Variable selection comprises an important step in many modern statistical inference procedures. In the regression setting, when estimators cannot shrink irrelevant signals to zero, covariates without relationships to the response often manifest small but non-zero regression coefficients. The ad hoc procedure of discarding variables whose coefficients are smaller than some threshold is often employed in practice. We formally analyze a version of such thresholding procedures and develop a simple thresholding method that consistently estimates the set of relevant variables under mild regularity assumptions.

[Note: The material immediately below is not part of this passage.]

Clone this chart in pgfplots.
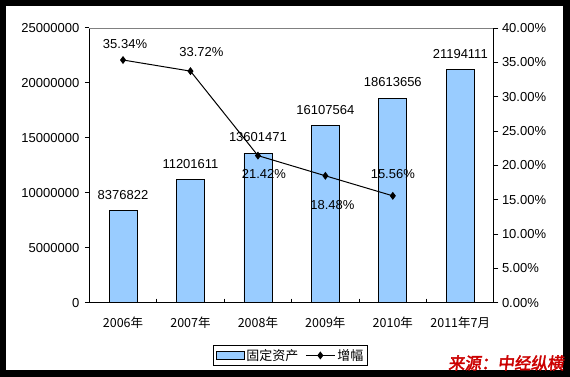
\documentclass[border=0pt]{standalone}
\usepackage{pgfplots}
\pgfplotsset{compat=1.18}
\usepackage{fontspec}
\setmainfont{Liberation Sans}
\newfontfamily\cjk{Noto Sans CJK SC}
\newfontfamily\cjksrc{Noto Sans CJK SC}[FakeBold=2.5,FakeSlant=0.12]
\definecolor{barblue}{HTML}{99CCFF}
\definecolor{srcred}{HTML}{CC0000}
\pgfplotsset{barlegend/.style={legend image code/.code={\draw[##1] (0bp,-4bp) rectangle (28bp,4bp);}},
  linelegend/.style={legend image code/.code={\draw[mark repeat=2,mark phase=2,##1] plot coordinates {(0bp,0bp) (14.5bp,0bp) (29bp,0bp)};}}}
\begin{document}
\begin{tikzpicture}
\fill[black] (0bp,0bp) rectangle (570bp,377bp);
\fill[white] (6bp,7bp) rectangle (563bp,371bp);
\useasboundingbox (0bp,0bp) rectangle (570bp,377bp);
\begin{axis}[
  at={(89.3bp,74.3bp)}, anchor=south west,
  scale only axis, width=404.7bp, height=274.7bp,
  xmin=-0.5, xmax=5.5, ymin=0, ymax=25000000,
  axis x line*=bottom, axis y line*=left,
  axis line style={-, line width=1bp, black},
  tick align=outside, major tick length=4.5bp,
  xtick={0,...,5},
  xticklabels={2006年,2007年,2008年,2009年,2010年,2011年7月},
  xticklabel style={font=\cjk\fontsize{12.5bp}{14bp}\selectfont, yshift=-6bp},
  every major x tick/.append style={draw=none},
  minor xtick={0.5,1.5,2.5,3.5,4.5},
  minor tick length=-4bp,
  every minor x tick/.append style={draw=black, line width=1bp},
  ytick={0,5000000,10000000,15000000,20000000,25000000},
  yticklabels={0,5000000,10000000,15000000,20000000,25000000},
  ytick style={draw=black, line width=1bp},
  yticklabel style={font=\fontsize{13bp}{15bp}\selectfont, xshift=-2bp},
  scaled y ticks=false,
  clip=false,
]
\addplot[ybar, bar width=28bp, fill=barblue, draw=black, line width=0.8bp,
  nodes near coords, point meta=explicit symbolic,
  every node near coord/.append style={font=\fontsize{13bp}{15bp}\selectfont, inner sep=0pt, anchor=south, yshift=11bp}]
  coordinates {
  (0,8376822) [8376822]
  (1,11201611) [11201611]
  (2,13601471) [13601471]
  (3,16107564) [16107564]
  (4,18613656) [18613656]
  (5,21194111) [21194111]
  };
\end{axis}
\begin{axis}[
  at={(89.3bp,74.3bp)}, anchor=south west,
  scale only axis, width=404.7bp, height=274.7bp,
  xmin=-0.5, xmax=5.5, ymin=0, ymax=40,
  axis x line*=top, axis y line*=right,
  axis line style={-, line width=1bp, black},
  x axis line style={draw=gray},
  xtick=\empty,
  tick align=outside, major tick length=4.5bp,
  ytick={0,5,...,40},
  yticklabels={0.00\%,5.00\%,10.00\%,15.00\%,20.00\%,25.00\%,30.00\%,35.00\%,40.00\%},
  ytick style={draw=black, line width=1bp},
  yticklabel style={font=\fontsize{13bp}{15bp}\selectfont},
  clip=false,
  legend columns=-1,
  legend style={at={(0.497,-0.192)}, anchor=center, draw=black, line width=1bp, fill=white,
    font=\cjk\fontsize{13bp}{15bp}\selectfont, inner sep=2bp,
    /tikz/every even column/.append style={column sep=5bp}},
]
\addlegendimage{barlegend, fill=barblue, draw=black, line width=0.8bp}
\addlegendentry{固定资产}
\addplot[black, line width=1bp, mark=diamond*, mark size=3.2bp,
  mark options={solid, fill=black}, linelegend,
  nodes near coords={\pgfplotspointmeta\%}, point meta=explicit symbolic,
  visualization depends on={\thisrow{dx} \as \lblx},
  visualization depends on={\thisrow{dy} \as \lbly},
  every node near coord/.append style={font=\fontsize{13bp}{15bp}\selectfont, inner sep=0pt, anchor=center, xshift=\lblx bp, yshift=\lbly bp}]
  table[x=x, y=y, meta=lab] {
  x y lab dx dy
  0 35.34 35.34 2 16
  1 33.72 33.72 11 19
  2 21.42 21.42 6 -18
  3 18.48 18.48 7 -29
  4 15.56 15.56 0 22
  };
\addlegendentry{增幅}
\end{axis}
\node[text=srcred] at (506bp,14bp) {\cjksrc\fontsize{16.5bp}{18bp}\selectfont 来源：中经纵横};
\end{tikzpicture}
\end{document}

Using this thresholding procedure, we propose a sparse, $\sqrt{n}$-consistent and asymptotically normal estimator whose non-zero elements do not exhibit shrinkage. The performance and applicability of our approach are examined via numerical studies of simulated and real data.

翻译：变量选择是现代统计推断过程中的重要步骤。在回归分析中，当估计量无法将无关信号压缩至零时，与响应变量无关的协变量往往呈现微小但非零的回归系数。实践中常采用丢弃系数小于某阈值的变量的临时性处理方式。本文对此类阈值化程序的一种形式进行系统分析，提出一种在温和正则性假设下能一致估计相关变量集合的简易阈值化方法。基于该阈值程序，我们构建了一个稀疏的、具有$\sqrt{n}$相合性且渐近正态的估计量，其非零元素不产生收缩效应。通过模拟数据与真实数据的数值研究，验证了所提方法的性能与适用性。